• What is expected: Pictures appear in the records below; write out everything else exactly.
== Dataset excerpts
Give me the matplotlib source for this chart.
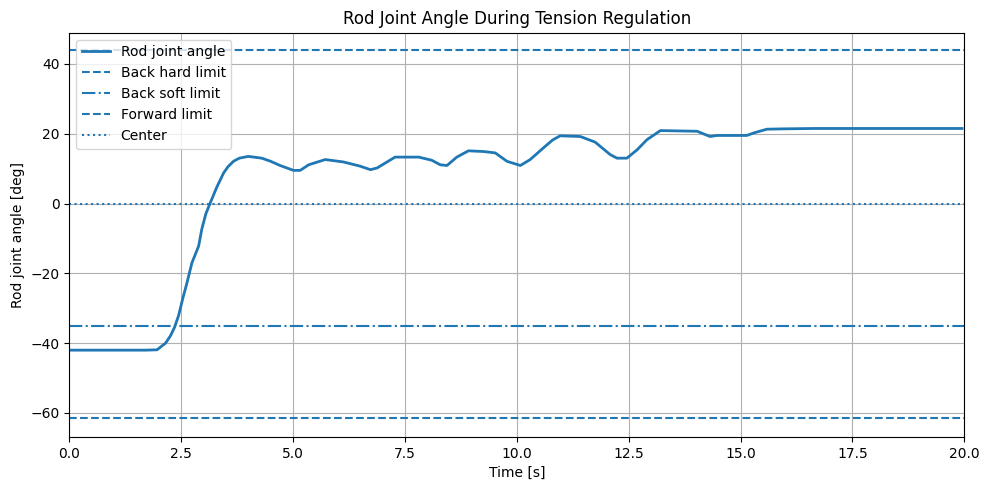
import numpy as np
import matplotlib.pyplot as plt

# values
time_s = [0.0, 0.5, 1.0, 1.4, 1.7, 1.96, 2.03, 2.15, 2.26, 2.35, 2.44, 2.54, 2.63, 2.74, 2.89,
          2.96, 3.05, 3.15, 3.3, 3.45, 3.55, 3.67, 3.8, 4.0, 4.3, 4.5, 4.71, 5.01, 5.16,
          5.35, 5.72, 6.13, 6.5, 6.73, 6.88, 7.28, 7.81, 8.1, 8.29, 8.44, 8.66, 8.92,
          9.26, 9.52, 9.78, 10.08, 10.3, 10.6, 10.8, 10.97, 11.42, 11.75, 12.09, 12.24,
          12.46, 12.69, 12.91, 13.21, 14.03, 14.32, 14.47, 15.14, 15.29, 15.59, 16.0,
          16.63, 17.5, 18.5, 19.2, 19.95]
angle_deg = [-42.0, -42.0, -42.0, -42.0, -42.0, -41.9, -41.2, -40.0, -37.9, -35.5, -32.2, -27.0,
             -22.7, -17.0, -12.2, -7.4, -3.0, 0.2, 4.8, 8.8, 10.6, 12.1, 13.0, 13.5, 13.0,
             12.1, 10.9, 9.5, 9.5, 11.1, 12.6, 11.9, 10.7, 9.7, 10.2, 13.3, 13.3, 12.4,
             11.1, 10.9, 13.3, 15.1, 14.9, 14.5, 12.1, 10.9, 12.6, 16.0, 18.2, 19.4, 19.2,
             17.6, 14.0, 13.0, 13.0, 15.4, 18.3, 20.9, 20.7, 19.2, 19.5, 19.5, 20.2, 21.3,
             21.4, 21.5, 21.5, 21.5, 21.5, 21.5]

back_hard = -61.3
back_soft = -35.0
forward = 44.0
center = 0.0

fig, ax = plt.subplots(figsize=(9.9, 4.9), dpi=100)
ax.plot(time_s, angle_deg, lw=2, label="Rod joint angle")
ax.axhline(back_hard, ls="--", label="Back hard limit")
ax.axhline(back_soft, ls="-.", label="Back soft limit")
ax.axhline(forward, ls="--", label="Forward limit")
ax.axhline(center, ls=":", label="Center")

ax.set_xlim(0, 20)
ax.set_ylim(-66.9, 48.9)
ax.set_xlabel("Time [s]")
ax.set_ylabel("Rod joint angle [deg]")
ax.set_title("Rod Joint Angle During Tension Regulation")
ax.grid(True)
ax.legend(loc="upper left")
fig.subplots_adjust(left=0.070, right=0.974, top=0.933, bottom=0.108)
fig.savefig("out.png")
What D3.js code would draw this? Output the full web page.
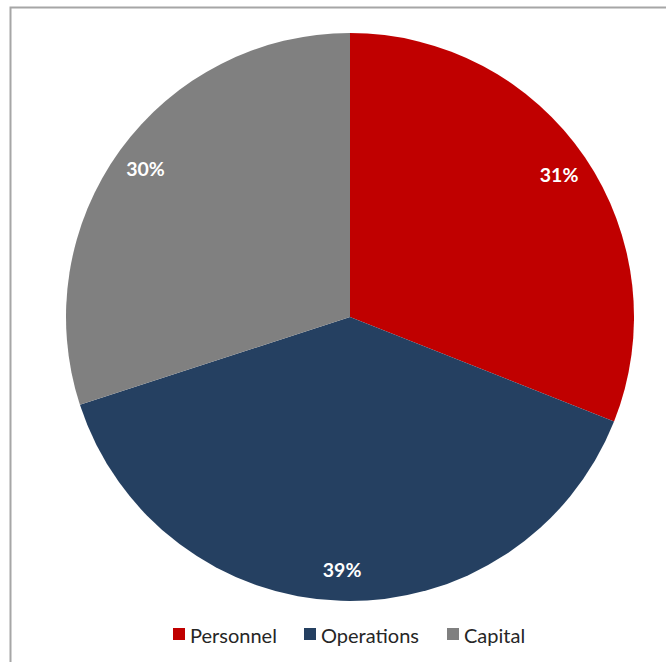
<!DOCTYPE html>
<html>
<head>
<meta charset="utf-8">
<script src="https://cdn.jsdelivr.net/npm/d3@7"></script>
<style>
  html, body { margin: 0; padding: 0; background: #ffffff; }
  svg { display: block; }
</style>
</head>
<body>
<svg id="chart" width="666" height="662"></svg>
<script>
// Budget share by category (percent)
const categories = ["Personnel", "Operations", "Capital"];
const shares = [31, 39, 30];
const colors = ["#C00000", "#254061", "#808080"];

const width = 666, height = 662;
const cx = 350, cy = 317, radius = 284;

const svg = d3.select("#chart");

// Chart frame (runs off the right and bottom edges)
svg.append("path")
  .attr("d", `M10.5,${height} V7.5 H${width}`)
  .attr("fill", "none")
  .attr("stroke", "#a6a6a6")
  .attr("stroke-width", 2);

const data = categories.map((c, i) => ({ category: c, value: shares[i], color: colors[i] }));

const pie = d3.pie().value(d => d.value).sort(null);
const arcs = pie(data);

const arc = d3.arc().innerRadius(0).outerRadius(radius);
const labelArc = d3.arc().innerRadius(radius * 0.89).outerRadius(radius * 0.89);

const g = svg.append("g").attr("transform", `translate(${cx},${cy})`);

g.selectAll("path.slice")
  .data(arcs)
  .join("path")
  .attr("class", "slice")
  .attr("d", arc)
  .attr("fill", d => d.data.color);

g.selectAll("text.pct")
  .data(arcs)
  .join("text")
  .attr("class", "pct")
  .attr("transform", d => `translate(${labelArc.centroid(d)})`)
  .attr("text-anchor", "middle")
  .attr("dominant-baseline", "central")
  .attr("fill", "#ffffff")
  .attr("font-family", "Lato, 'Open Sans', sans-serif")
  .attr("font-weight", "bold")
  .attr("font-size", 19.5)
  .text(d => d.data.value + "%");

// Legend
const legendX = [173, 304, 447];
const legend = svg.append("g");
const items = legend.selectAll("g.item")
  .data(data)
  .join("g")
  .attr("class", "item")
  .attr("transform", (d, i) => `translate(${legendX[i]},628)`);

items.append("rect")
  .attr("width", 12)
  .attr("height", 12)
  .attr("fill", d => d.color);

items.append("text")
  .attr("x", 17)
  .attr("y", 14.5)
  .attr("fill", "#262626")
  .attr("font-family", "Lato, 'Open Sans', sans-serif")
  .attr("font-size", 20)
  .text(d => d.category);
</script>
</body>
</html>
====
• Exercise result:
Give me the matplotlib source for this chart.
import numpy as np
import matplotlib.pyplot as plt

# values
time_s = [0.0, 0.5, 1.0, 1.4, 1.7, 1.96, 2.03, 2.15, 2.26, 2.35, 2.44, 2.54, 2.63, 2.74, 2.89,
          2.96, 3.05, 3.15, 3.3, 3.45, 3.55, 3.67, 3.8, 4.0, 4.3, 4.5, 4.71, 5.01, 5.16,
          5.35, 5.72, 6.13, 6.5, 6.73, 6.88, 7.28, 7.81, 8.1, 8.29, 8.44, 8.66, 8.92,
          9.26, 9.52, 9.78, 10.08, 10.3, 10.6, 10.8, 10.97, 11.42, 11.75, 12.09, 12.24,
          12.46, 12.69, 12.91, 13.21, 14.03, 14.32, 14.47, 15.14, 15.29, 15.59, 16.0,
          16.63, 17.5, 18.5, 19.2, 19.95]
angle_deg = [-42.0, -42.0, -42.0, -42.0, -42.0, -41.9, -41.2, -40.0, -37.9, -35.5, -32.2, -27.0,
             -22.7, -17.0, -12.2, -7.4, -3.0, 0.2, 4.8, 8.8, 10.6, 12.1, 13.0, 13.5, 13.0,
             12.1, 10.9, 9.5, 9.5, 11.1, 12.6, 11.9, 10.7, 9.7, 10.2, 13.3, 13.3, 12.4,
             11.1, 10.9, 13.3, 15.1, 14.9, 14.5, 12.1, 10.9, 12.6, 16.0, 18.2, 19.4, 19.2,
             17.6, 14.0, 13.0, 13.0, 15.4, 18.3, 20.9, 20.7, 19.2, 19.5, 19.5, 20.2, 21.3,
             21.4, 21.5, 21.5, 21.5, 21.5, 21.5]

back_hard = -61.3
back_soft = -35.0
forward = 44.0
center = 0.0

fig, ax = plt.subplots(figsize=(9.9, 4.9), dpi=100)
ax.plot(time_s, angle_deg, lw=2, label="Rod joint angle")
ax.axhline(back_hard, ls="--", label="Back hard limit")
ax.axhline(back_soft, ls="-.", label="Back soft limit")
ax.axhline(forward, ls="--", label="Forward limit")
ax.axhline(center, ls=":", label="Center")

ax.set_xlim(0, 20)
ax.set_ylim(-66.9, 48.9)
ax.set_xlabel("Time [s]")
ax.set_ylabel("Rod joint angle [deg]")
ax.set_title("Rod Joint Angle During Tension Regulation")
ax.grid(True)
ax.legend(loc="upper left")
fig.subplots_adjust(left=0.070, right=0.974, top=0.933, bottom=0.108)
fig.savefig("out.png")
What D3.js code would draw this? Output the full web page.
<!DOCTYPE html>
<html>
<head>
<meta charset="utf-8">
<script src="https://cdn.jsdelivr.net/npm/d3@7"></script>
<style>
  html, body { margin: 0; padding: 0; background: #ffffff; }
  svg { display: block; }
</style>
</head>
<body>
<svg id="chart" width="666" height="662"></svg>
<script>
// Budget share by category (percent)
const categories = ["Personnel", "Operations", "Capital"];
const shares = [31, 39, 30];
const colors = ["#C00000", "#254061", "#808080"];

const width = 666, height = 662;
const cx = 350, cy = 317, radius = 284;

const svg = d3.select("#chart");

// Chart frame (runs off the right and bottom edges)
svg.append("path")
  .attr("d", `M10.5,${height} V7.5 H${width}`)
  .attr("fill", "none")
  .attr("stroke", "#a6a6a6")
  .attr("stroke-width", 2);

const data = categories.map((c, i) => ({ category: c, value: shares[i], color: colors[i] }));

const pie = d3.pie().value(d => d.value).sort(null);
const arcs = pie(data);

const arc = d3.arc().innerRadius(0).outerRadius(radius);
const labelArc = d3.arc().innerRadius(radius * 0.89).outerRadius(radius * 0.89);

const g = svg.append("g").attr("transform", `translate(${cx},${cy})`);

g.selectAll("path.slice")
  .data(arcs)
  .join("path")
  .attr("class", "slice")
  .attr("d", arc)
  .attr("fill", d => d.data.color);

g.selectAll("text.pct")
  .data(arcs)
  .join("text")
  .attr("class", "pct")
  .attr("transform", d => `translate(${labelArc.centroid(d)})`)
  .attr("text-anchor", "middle")
  .attr("dominant-baseline", "central")
  .attr("fill", "#ffffff")
  .attr("font-family", "Lato, 'Open Sans', sans-serif")
  .attr("font-weight", "bold")
  .attr("font-size", 19.5)
  .text(d => d.data.value + "%");

// Legend
const legendX = [173, 304, 447];
const legend = svg.append("g");
const items = legend.selectAll("g.item")
  .data(data)
  .join("g")
  .attr("class", "item")
  .attr("transform", (d, i) => `translate(${legendX[i]},628)`);

items.append("rect")
  .attr("width", 12)
  .attr("height", 12)
  .attr("fill", d => d.color);

items.append("text")
  .attr("x", 17)
  .attr("y", 14.5)
  .attr("fill", "#262626")
  .attr("font-family", "Lato, 'Open Sans', sans-serif")
  .attr("font-size", 20)
  .text(d => d.category);
</script>
</body>
</html>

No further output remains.